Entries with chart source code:
━━━━━━━━━━━━━━━━━━━━━━━━━━━━━━
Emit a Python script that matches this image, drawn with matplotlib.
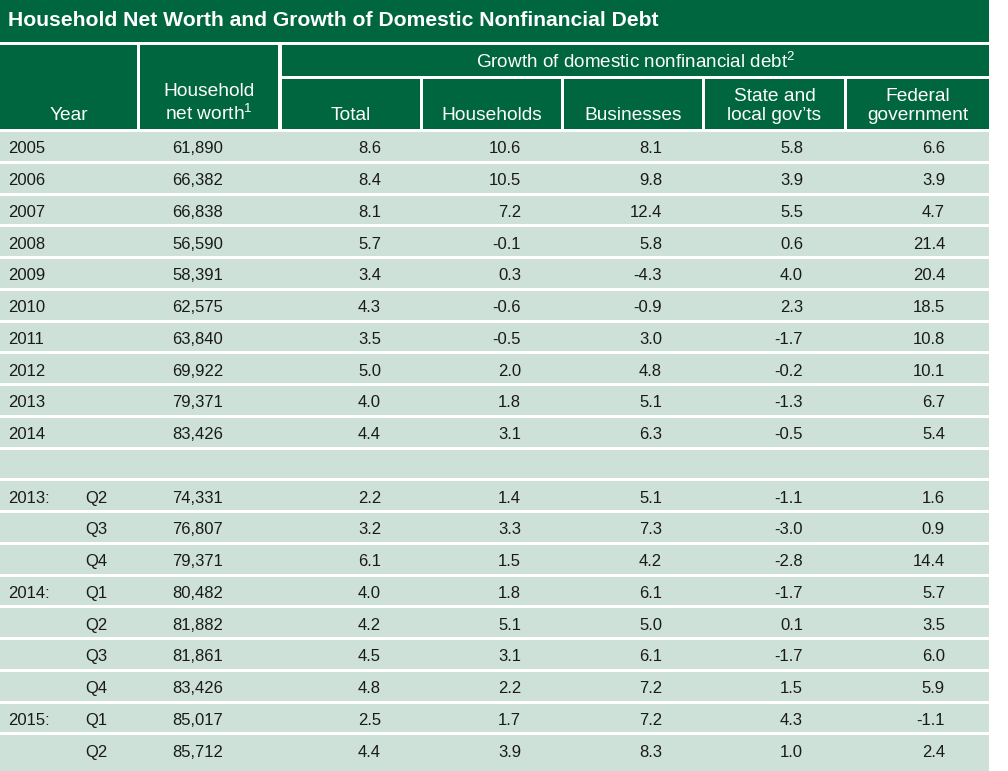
import matplotlib.pyplot as plt
from matplotlib.patches import Rectangle

plt.rcParams['font.family'] = ['Liberation Sans', 'DejaVu Sans']
plt.rcParams['mathtext.fontset'] = 'custom'
plt.rcParams['mathtext.rm'] = 'Liberation Sans'

# Table data
title = 'Household Net Worth and Growth of Domestic Nonfinancial Debt'
group_header = r'Growth of domestic nonfinancial debt$^{\mathregular{2}}$'
col_headers = ['Year', 'Household\nnet worth$^{\\mathregular{1}}$', 'Total', 'Households',
               'Businesses', 'State and\nlocal gov\u2019ts', 'Federal\ngovernment']

years = ['2005', '2006', '2007', '2008', '2009', '2010', '2011', '2012', '2013', '2014', '',
         '2013:', '', '', '2014:', '', '', '', '2015:', '']
quarters = [''] * 11 + ['Q2', 'Q3', 'Q4', 'Q1', 'Q2', 'Q3', 'Q4', 'Q1', 'Q2']
net_worth = [61890, 66382, 66838, 56590, 58391, 62575, 63840, 69922, 79371, 83426, None,
             74331, 76807, 79371, 80482, 81882, 81861, 83426, 85017, 85712]
total = [8.6, 8.4, 8.1, 5.7, 3.4, 4.3, 3.5, 5.0, 4.0, 4.4, None,
         2.2, 3.2, 6.1, 4.0, 4.2, 4.5, 4.8, 2.5, 4.4]
households = [10.6, 10.5, 7.2, -0.1, 0.3, -0.6, -0.5, 2.0, 1.8, 3.1, None,
              1.4, 3.3, 1.5, 1.8, 5.1, 3.1, 2.2, 1.7, 3.9]
businesses = [8.1, 9.8, 12.4, 5.8, -4.3, -0.9, 3.0, 4.8, 5.1, 6.3, None,
              5.1, 7.3, 4.2, 6.1, 5.0, 6.1, 7.2, 7.2, 8.3]
state_local = [5.8, 3.9, 5.5, 0.6, 4.0, 2.3, -1.7, -0.2, -1.3, -0.5, None,
               -1.1, -3.0, -2.8, -1.7, 0.1, -1.7, 1.5, 4.3, 1.0]
federal = [6.6, 3.9, 4.7, 21.4, 20.4, 18.5, 10.8, 10.1, 6.7, 5.4, None,
           1.6, 0.9, 14.4, 5.7, 3.5, 6.0, 5.9, -1.1, 2.4]

dark = '#006640'
light = '#cde1d8'
txt = '#1a1a1a'

# column edges (pixels)
col_left = [0, 140, 282, 423, 564, 705, 847]
col_right = [137, 278, 420, 561, 702, 844, 989]
num_right = [None, 223, 381, 521, 662, 803, 945]

fig = plt.figure(figsize=(10.08, 7.71), dpi=100)
ax = fig.add_axes([0, 0, 1, 1])
ax.set_xlim(0, 1008)
ax.set_ylim(771, 0)
ax.axis('off')

# title bar
ax.add_patch(Rectangle((0, 0), 989, 42, color=dark, lw=0))
ax.text(8, 21, title, color='white', fontsize=15.2, fontweight='bold', va='center', ha='left')

# group header
ax.add_patch(Rectangle((282, 45), 989 - 282, 31, color=dark, lw=0))
ax.text((282 + 989) / 2, 62, group_header, color='white', fontsize=13.6, ha='center', va='center')

# column headers
for i, h in enumerate(col_headers):
    top = 45 if i < 2 else 79
    ax.add_patch(Rectangle((col_left[i], top), col_right[i] - col_left[i], 129 - top, color=dark, lw=0))
    ax.text((col_left[i] + col_right[i]) / 2, 124.5, h, color='white', fontsize=13.8,
            ha='center', va='bottom', linespacing=1.2, multialignment='center')

# data rows
row_top = 132
pitch = 31.75
cols = [total, households, businesses, state_local, federal]
for r in range(len(years)):
    y0 = row_top + r * pitch
    h = pitch - 3 if r < len(years) - 1 else 771 - y0
    ax.add_patch(Rectangle((0, y0), 989, h, color=light, lw=0))
    yc = y0 + (pitch - 3) / 2 + 2.5
    ax.text(8, yc, years[r], color=txt, fontsize=12, ha='left', va='center')
    ax.text(85, yc, quarters[r], color=txt, fontsize=12, ha='left', va='center')
    if net_worth[r] is not None:
        ax.text(num_right[1], yc, f'{net_worth[r]:,}', color=txt, fontsize=12, ha='right', va='center')
    for j, series in enumerate(cols):
        v = series[r]
        if v is not None:
            ax.text(num_right[j + 2], yc, f'{v:.1f}', color=txt, fontsize=12, ha='right', va='center')

fig.savefig('out.png', dpi=100)
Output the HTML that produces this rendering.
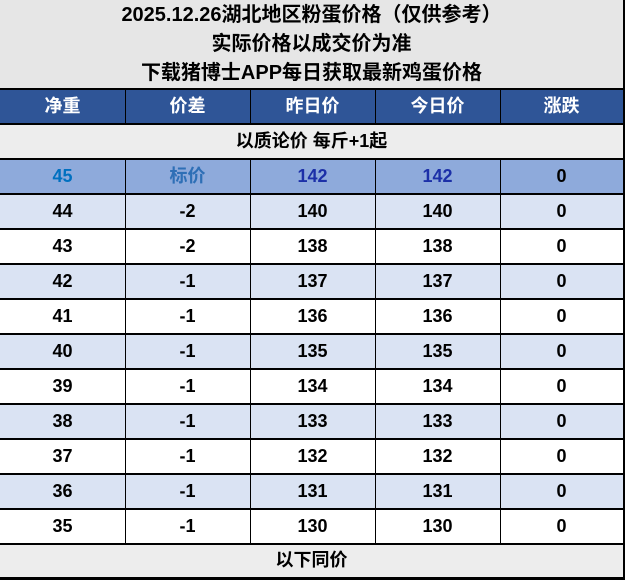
<!DOCTYPE html>
<html><head><meta charset="utf-8"><style>
*{margin:0;padding:0;box-sizing:border-box}
html,body{width:626px;height:580px;overflow:hidden;background:#fff}
body{position:relative;font-family:"Liberation Sans","Noto Sans CJK SC",sans-serif;font-weight:bold}
.a{position:absolute}
.t{position:absolute;left:0;width:623px;text-align:center;font-size:20px;color:#000;line-height:29px}
.row{position:absolute;left:0;width:623px;height:35px}
.c{position:absolute;top:0;height:35px;line-height:35px;text-align:center;font-size:18px;color:#000}
.c1{left:0;width:125px}.c2{left:125px;width:125px}.c3{left:250px;width:125px}.c4{left:375px;width:125px}.c5{left:500px;width:123px}
.h{position:absolute;left:0;width:623px;height:2px;background:#000}
.v{position:absolute;width:1px;background:#000}
</style></head><body>
<div class="a" style="left:0;top:0;width:626px;height:89px;background:#e6e6e6"></div>
<div class="t" style="top:1px">2025.12.26湖北地区粉蛋价格（仅供参考）</div>
<div class="t" style="top:30px">实际价格以成交价为准</div>
<div class="t" style="top:59px">下载猪博士APP每日获取最新鸡蛋价格</div>

<div class="row" style="top:89px;background:#2f5597">
<div class="c c1" style="color:#fff">净重</div><div class="c c2" style="color:#fff">价差</div><div class="c c3" style="color:#fff">昨日价</div><div class="c c4" style="color:#fff">今日价</div><div class="c c5" style="color:#fff">涨跌</div>
</div>
<div class="row" style="top:124px;background:#ededed">
<div class="c" style="left:0;width:623px">以质论价 每斤+1起</div>
</div>
<div class="row" style="top:159px;background:#8eaadb">
<div class="c c1" style="color:#0070c0">45</div><div class="c c2" style="color:#2e6fb6">标价</div><div class="c c3" style="color:#1c30a8">142</div><div class="c c4" style="color:#1c30a8">142</div><div class="c c5">0</div>
</div>
<div class="row" style="top:194px;background:#dae3f3"><div class="c c1">44</div><div class="c c2">-2</div><div class="c c3">140</div><div class="c c4">140</div><div class="c c5">0</div></div>
<div class="row" style="top:229px;background:#fff"><div class="c c1">43</div><div class="c c2">-2</div><div class="c c3">138</div><div class="c c4">138</div><div class="c c5">0</div></div>
<div class="row" style="top:264px;background:#dae3f3"><div class="c c1">42</div><div class="c c2">-1</div><div class="c c3">137</div><div class="c c4">137</div><div class="c c5">0</div></div>
<div class="row" style="top:299px;background:#fff"><div class="c c1">41</div><div class="c c2">-1</div><div class="c c3">136</div><div class="c c4">136</div><div class="c c5">0</div></div>
<div class="row" style="top:334px;background:#dae3f3"><div class="c c1">40</div><div class="c c2">-1</div><div class="c c3">135</div><div class="c c4">135</div><div class="c c5">0</div></div>
<div class="row" style="top:369px;background:#fff"><div class="c c1">39</div><div class="c c2">-1</div><div class="c c3">134</div><div class="c c4">134</div><div class="c c5">0</div></div>
<div class="row" style="top:404px;background:#dae3f3"><div class="c c1">38</div><div class="c c2">-1</div><div class="c c3">133</div><div class="c c4">133</div><div class="c c5">0</div></div>
<div class="row" style="top:439px;background:#fff"><div class="c c1">37</div><div class="c c2">-1</div><div class="c c3">132</div><div class="c c4">132</div><div class="c c5">0</div></div>
<div class="row" style="top:474px;background:#dae3f3"><div class="c c1">36</div><div class="c c2">-1</div><div class="c c3">131</div><div class="c c4">131</div><div class="c c5">0</div></div>
<div class="row" style="top:509px;background:#fff"><div class="c c1">35</div><div class="c c2">-1</div><div class="c c3">130</div><div class="c c4">130</div><div class="c c5">0</div></div>
<div class="row" style="top:544px;height:33px;background:#ededed">
<div class="c" style="left:0;width:623px;height:33px;line-height:33px">以下同价</div>
</div>

<!-- horizontal lines -->
<div class="h" style="top:88px"></div>
<div class="h" style="top:123px"></div>
<div class="h" style="top:158px"></div>
<div class="h" style="top:193px"></div>
<div class="h" style="top:228px"></div>
<div class="h" style="top:263px"></div>
<div class="h" style="top:298px"></div>
<div class="h" style="top:333px"></div>
<div class="h" style="top:368px"></div>
<div class="h" style="top:403px"></div>
<div class="h" style="top:438px"></div>
<div class="h" style="top:473px"></div>
<div class="h" style="top:508px"></div>
<div class="h" style="top:543px"></div>
<div class="a" style="left:0;top:577px;width:626px;height:3px;background:#000"></div>

<!-- vertical lines -->
<div class="v" style="left:125px;top:89px;height:35px"></div>
<div class="v" style="left:250px;top:89px;height:35px"></div>
<div class="v" style="left:375px;top:89px;height:35px"></div>
<div class="v" style="left:500px;top:89px;height:35px"></div>
<div class="v" style="left:125px;top:159px;height:385px"></div>
<div class="v" style="left:250px;top:159px;height:385px"></div>
<div class="v" style="left:375px;top:159px;height:385px"></div>
<div class="v" style="left:500px;top:159px;height:385px"></div>
<div class="a" style="left:623px;top:0;width:2px;height:580px;background:#000"></div>
<div class="a" style="left:625px;top:0;width:1px;height:580px;background:#fff"></div>
</body></html>
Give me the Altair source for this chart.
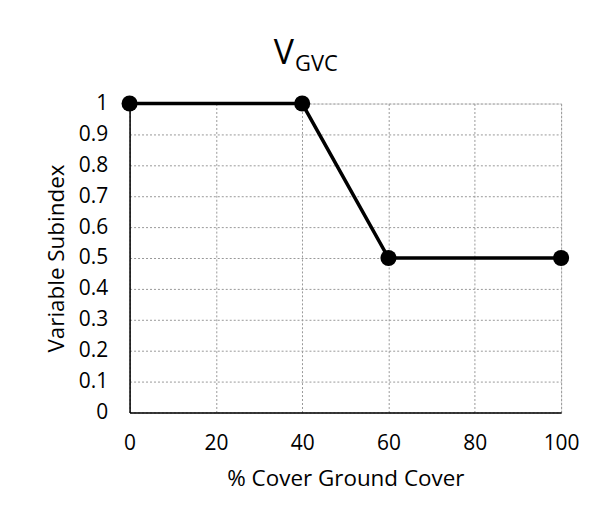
━━━━━━━━━━━━━━━━━━━━━━━━━━━━━━
*THE TASK*: Up to and including the line containing "plt.rcParams['mathtext.rm'] = 'Liberation", repeat every line from the start of the data, but none of the pictures.

*SOLUTION*:
Emit a Python script that matches this image, drawn with matplotlib.
import matplotlib.pyplot as plt
from matplotlib.patches import Rectangle

plt.rcParams['font.family'] = ['Liberation Sans', 'DejaVu Sans']
plt.rcParams['mathtext.fontset'] = 'custom'
plt.rcParams['mathtext.rm'] = 'Liberation Sans'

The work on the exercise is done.